February 9, 2012; Source: Baltimore Sun | Baltimore expects to receive almost a billion dollars as its share of the $25 billion settlement against five major banks—Bank of America, Wells Fargo, JPMorgan Chase, Citigroup and Ally Financial—for abusive mortgage practices, and that sum may grow to an estimated $30 billion as the nation’s attorneys general seek to include nine other banks in the deal. The money from the settlement is to be used to help homeowners threatened with foreclosure. Of Baltimore’s expected $960 million, $880 million will be used to reduce the principle and interest of existing loans.

Under the agreement, the banks will be penalized if they drag their feet on loan modification. We’ll see if that works. Another $64 million will be used to help homeowners who owe more on their houses than they are worth, and $24 million will be used for compensatory assistance to people who have already lost their homes – less than a pittance. Finally, the settlement includes a full 42 pages of standards of conduct that the five banks have agreed to honor. The standards include providing a single point of contact for homeowners seeking to modify their loans and a prohibition on “robo-signing,” the practice of signing large volumes of mortgages without even reading them. There is also an outside monitor and heavy penalties for not following these standards. We’ll see if that works.

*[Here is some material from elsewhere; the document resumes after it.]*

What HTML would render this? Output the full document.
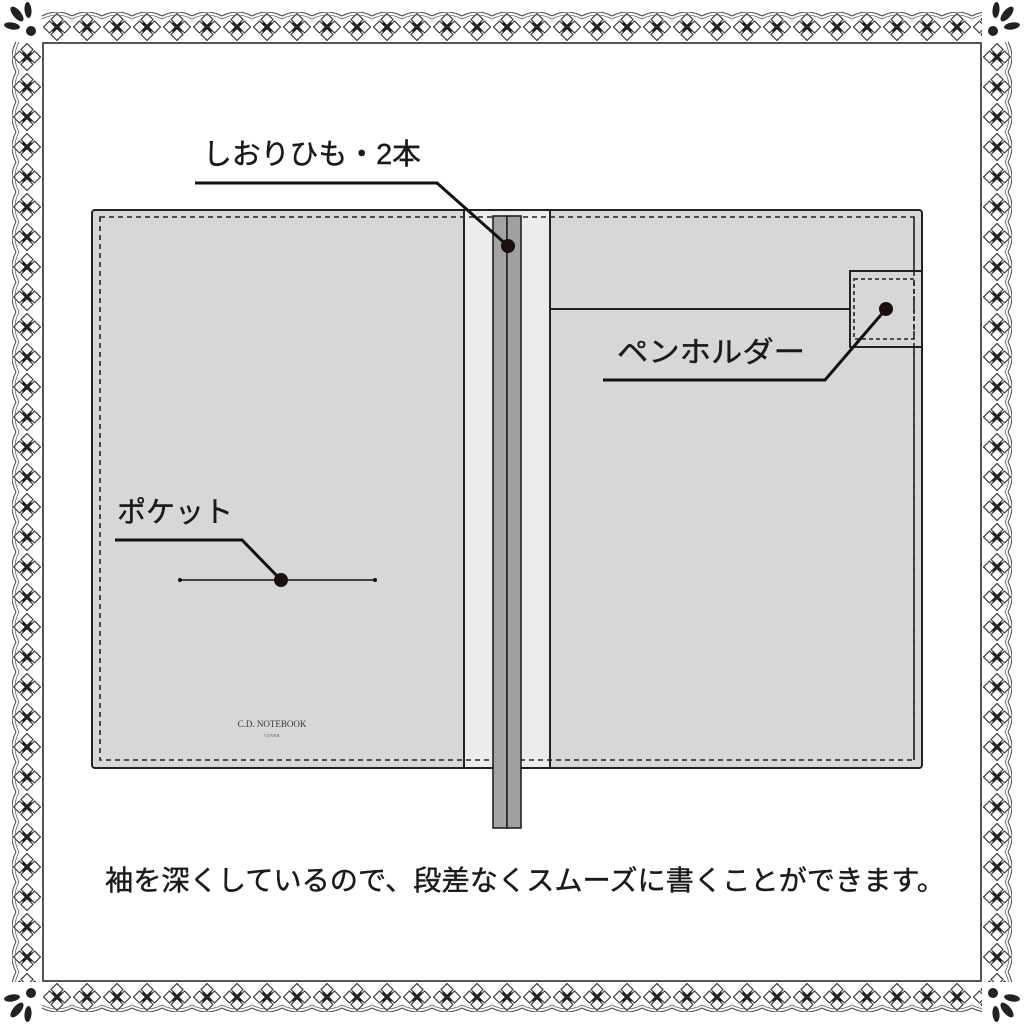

The settlement is being criticized by some as too small, and indeed it pales next to the one fact that 11 million households now owe mortgages that are about $750 billion more than their homes are worth. Let’s see…so the 25 billion is dwarfed 30 fold by just one of the many losses suffered in this debacle. 11 million underwater homeowners and approximately 3.5 million homeowners who are either 90 days or more late in making payments or are in foreclosure but only up to 1 million homeowners could see their principle reduced, while another 750,000 could refinance.One coalition of grassroots groups called the settlement a “paltry down payment”.

This settlement is seen as being in the best interests of the banks in that it limits their exposure and it will help them clear their books of the two million homes they now have in various stages of foreclosure. According to this article in the L.A. Times this will, in effect, speed up the foreclosure process and temporarily force housing prices down yet further but experts expect that they will rise from there, thus “restarting” the housing market. Mark Zandi of Moody’s Analytics is quoted as saying,“I think there’ll be more price weakness, because we’ll see the number of distressed sales pick up.”

NPQ figures there will be an overwhelming wave of work that will need to be done in the near future by nonprofit housing organizations in terms of monitoring  the behavior of the banks and providing counseling and advocacy to distressed homeowners.

The settlement excludes anyone whose loans are owned by Fannie May or Freddie Mac.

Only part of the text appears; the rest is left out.